For this exercise, output only the lines between the "Write the Plotly code for this chart." line and the "ann.append(d)" line, both of them included, and skip all pictures.
━━━━━━
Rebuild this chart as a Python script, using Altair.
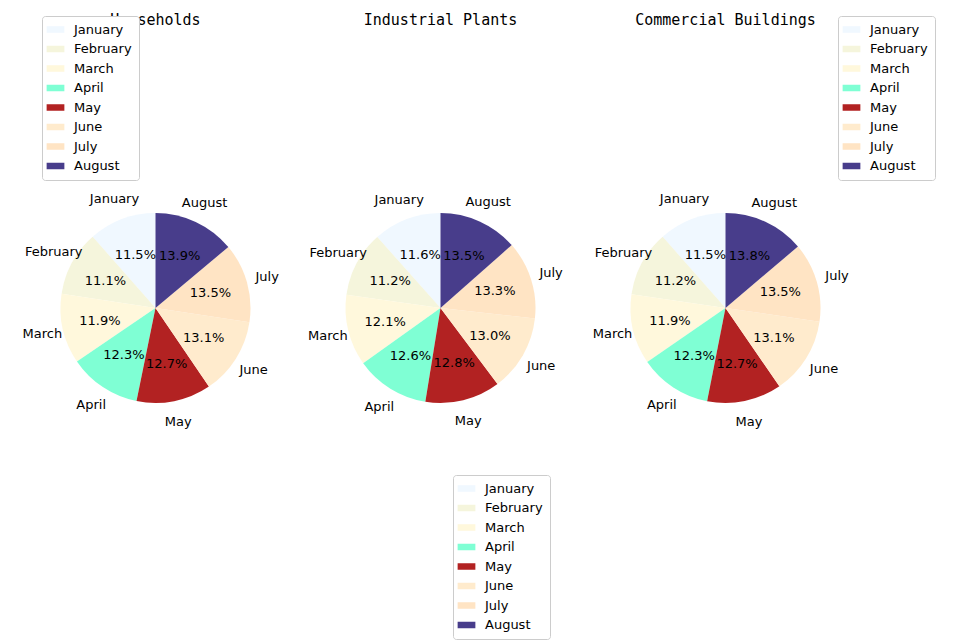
import altair as alt
import pandas as pd

months = ["January","February","March","April","May","June","July","August"]
colors = ["#F0F8FF","#F5F5DC","#FFF8DC","#7FFFD4","#B22222","#FFEBCD","#FFE4C4","#483D8B"]
titles = ["Households","Industrial Plants","Commercial Buildings"]
households = [11.5,11.1,11.9,12.3,12.7,13.1,13.5,13.9]
industrial = [11.6,11.2,12.1,12.6,12.8,13.0,13.3,13.5]
commercial = [11.5,11.2,11.9,12.3,12.7,13.1,13.5,13.8]
series = [households, industrial, commercial]
legend_pos = [(29,0),(155,459),(255,0)]

W, H = 285, 584

def pie(vals, title, lx, ly):
    df = pd.DataFrame({"month": months, "value": vals, "idx": list(range(8))})
    df["pct"] = [f"{v:.1f}%" for v in vals]
    base = alt.Chart(df).encode(
        theta=alt.Theta("value:Q", stack=True),
        order=alt.Order("idx:Q", sort="descending"),
    )
    arcs = base.mark_arc(outerRadius=95).encode(
        color=alt.Color("month:N", scale=alt.Scale(domain=months, range=colors),
                        legend=alt.Legend(title=None, orient="none", legendX=lx, legendY=ly,
                                          symbolType="M-1.5,-0.55L1.5,-0.55L1.5,0.55L-1.5,0.55Z",
                                          symbolSize=140, symbolStrokeWidth=0,
                                          labelFontSize=13, labelFont="DejaVu Sans", labelOffset=12,
                                          rowPadding=5.5, padding=7, strokeColor="#cccccc",
                                          fillColor="white", cornerRadius=3))
    )
    names = base.mark_text(radius=116, fontSize=13, font="DejaVu Sans", color="black").encode(text="month:N")
    pcts = base.mark_text(radius=57, fontSize=13, font="DejaVu Sans", color="black").encode(text="pct:N")
    ttl = alt.Chart(pd.DataFrame({"t": [title]})).mark_text(
        font="DejaVu Sans Mono", fontSize=15, color="black").encode(
        text="t:N", x=alt.value(W / 2), y=alt.value(4))
    return (arcs + names + pcts + ttl).properties(width=W, height=H)

charts = [pie(s, t, *p) for s, t, p in zip(series, titles, legend_pos)]
chart = alt.hconcat(*charts, spacing=0).resolve_scale(color="independent").configure_view(stroke=None)
chart.save("out.html", embed_options={"renderer": "svg", "actions": False})
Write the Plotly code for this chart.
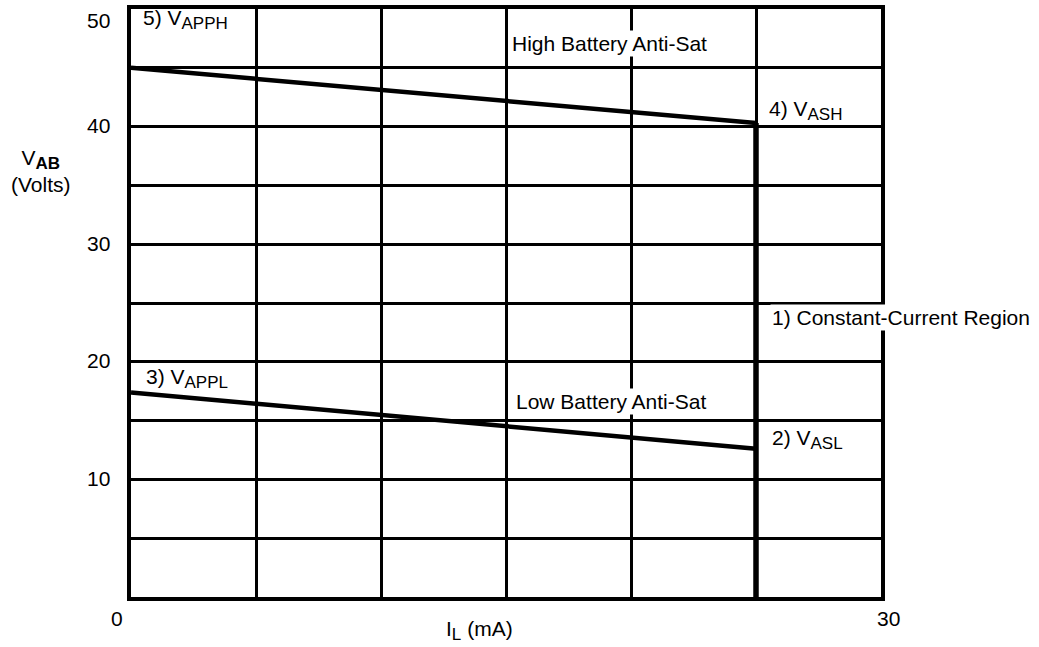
import plotly.graph_objects as go

# Data
x_ends = [0, 25]
high_anti_sat = [45, 40.3]
low_anti_sat = [17.4, 12.6]
cc_x = [25, 25]
cc_y = [-0.3, 40.3]
y_tick_vals = [10, 20, 30, 40, 50]
x_tick_vals = [0, 30]

FONT = "Liberation Sans, Arial, sans-serif"
FS = 21


def sub(s, bold=False):
    inner = f"<b>{s}</b>" if bold else s
    return f"<sub><span style='font-size:17px'>{inner}</span></sub>"


fig = go.Figure()
fig.add_trace(go.Scatter(x=x_ends, y=high_anti_sat, mode="lines",
                         line=dict(color="black", width=4.5), hoverinfo="skip", cliponaxis=False))
fig.add_trace(go.Scatter(x=x_ends, y=low_anti_sat, mode="lines",
                         line=dict(color="black", width=4.5), hoverinfo="skip", cliponaxis=False))
fig.add_trace(go.Scatter(x=cc_x, y=cc_y, mode="lines",
                         line=dict(color="black", width=5.5), hoverinfo="skip", cliponaxis=False))

ann = []
def txt(x, y, s, bg=None, xanchor="left"):
    d = dict(x=x, y=y, xref="x", yref="y", text=s, showarrow=False, xanchor=xanchor,
             yanchor="middle", font=dict(family=FONT, size=FS, color="black"))
    if bg:
        d["bgcolor"] = bg
        d["borderpad"] = 1
    ann.append(d)

txt(0.4, 49.1, "5) V" + sub("APPH"))
txt(15.15, 47.1, "High Battery Anti-Sat", bg="white")
txt(25.45, 41.4, "4) V" + sub("ASH"))
txt(25.55, 23.8, "1) Constant-Current Region", bg="white")
txt(0.5, 18.6, "3) V" + sub("APPL"))
txt(15.3, 16.6, "Low Battery Anti-Sat", bg="white")
txt(25.55, 13.4, "2) V" + sub("ASL"))

for v in y_tick_vals:
    ann.append(dict(x=0, y=v, xref="x", yref="y", text=str(v), showarrow=False,
                    xanchor="right", yanchor="middle", xshift=-19,
                    yshift=-11 if v == 50 else 1,
                    font=dict(family=FONT, size=FS, color="black")))
for v in x_tick_vals:
    ann.append(dict(x=v, y=0, xref="x", yref="paper", text=str(v), showarrow=False,
                    xanchor="center", yanchor="middle", xshift=-14 if v == 0 else 7,
                    yshift=-21, font=dict(family=FONT, size=FS, color="black")))

ann.append(dict(x=15, y=0, xref="x", yref="paper", text="I" + sub("L") + " (mA)", showarrow=False,
                xanchor="center", yanchor="middle", xshift=-27, yshift=-33,
                font=dict(family=FONT, size=FS, color="black")))
ann.append(dict(x=0, y=0.725, xref="paper", yref="paper", text="V" + sub("AB", bold=True) + "<br>(Volts)",
                showarrow=False, xanchor="center", yanchor="middle", xshift=-90,
                font=dict(family=FONT, size=FS, color="black")))

fig.update_layout(
    width=1039, height=647,
    margin=dict(l=131, r=158, t=5, b=50),
    paper_bgcolor="white", plot_bgcolor="white",
    showlegend=False,
    annotations=ann,
    xaxis=dict(range=[0, 30], dtick=5, tick0=0, showgrid=True, gridcolor="black", gridwidth=3,
               showticklabels=False, ticks="", zeroline=False,
               showline=True, linecolor="black", linewidth=4, mirror=True, fixedrange=True),
    yaxis=dict(range=[0, 50], dtick=5, tick0=0, showgrid=True, gridcolor="black", gridwidth=3,
               showticklabels=False, ticks="", zeroline=False,
               showline=True, linecolor="black", linewidth=4, mirror=True, fixedrange=True),
)

fig.write_html("out.html", config={"displayModeBar": False},
               post_script="document.body.style.margin='0';document.body.style.overflow='hidden';")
━━━━━━
## [Solution for this task]
Write the Plotly code for this chart.
import plotly.graph_objects as go

# Data
x_ends = [0, 25]
high_anti_sat = [45, 40.3]
low_anti_sat = [17.4, 12.6]
cc_x = [25, 25]
cc_y = [-0.3, 40.3]
y_tick_vals = [10, 20, 30, 40, 50]
x_tick_vals = [0, 30]

FONT = "Liberation Sans, Arial, sans-serif"
FS = 21


def sub(s, bold=False):
    inner = f"<b>{s}</b>" if bold else s
    return f"<sub><span style='font-size:17px'>{inner}</span></sub>"


fig = go.Figure()
fig.add_trace(go.Scatter(x=x_ends, y=high_anti_sat, mode="lines",
                         line=dict(color="black", width=4.5), hoverinfo="skip", cliponaxis=False))
fig.add_trace(go.Scatter(x=x_ends, y=low_anti_sat, mode="lines",
                         line=dict(color="black", width=4.5), hoverinfo="skip", cliponaxis=False))
fig.add_trace(go.Scatter(x=cc_x, y=cc_y, mode="lines",
                         line=dict(color="black", width=5.5), hoverinfo="skip", cliponaxis=False))

ann = []
def txt(x, y, s, bg=None, xanchor="left"):
    d = dict(x=x, y=y, xref="x", yref="y", text=s, showarrow=False, xanchor=xanchor,
             yanchor="middle", font=dict(family=FONT, size=FS, color="black"))
    if bg:
        d["bgcolor"] = bg
        d["borderpad"] = 1
    ann.append(d)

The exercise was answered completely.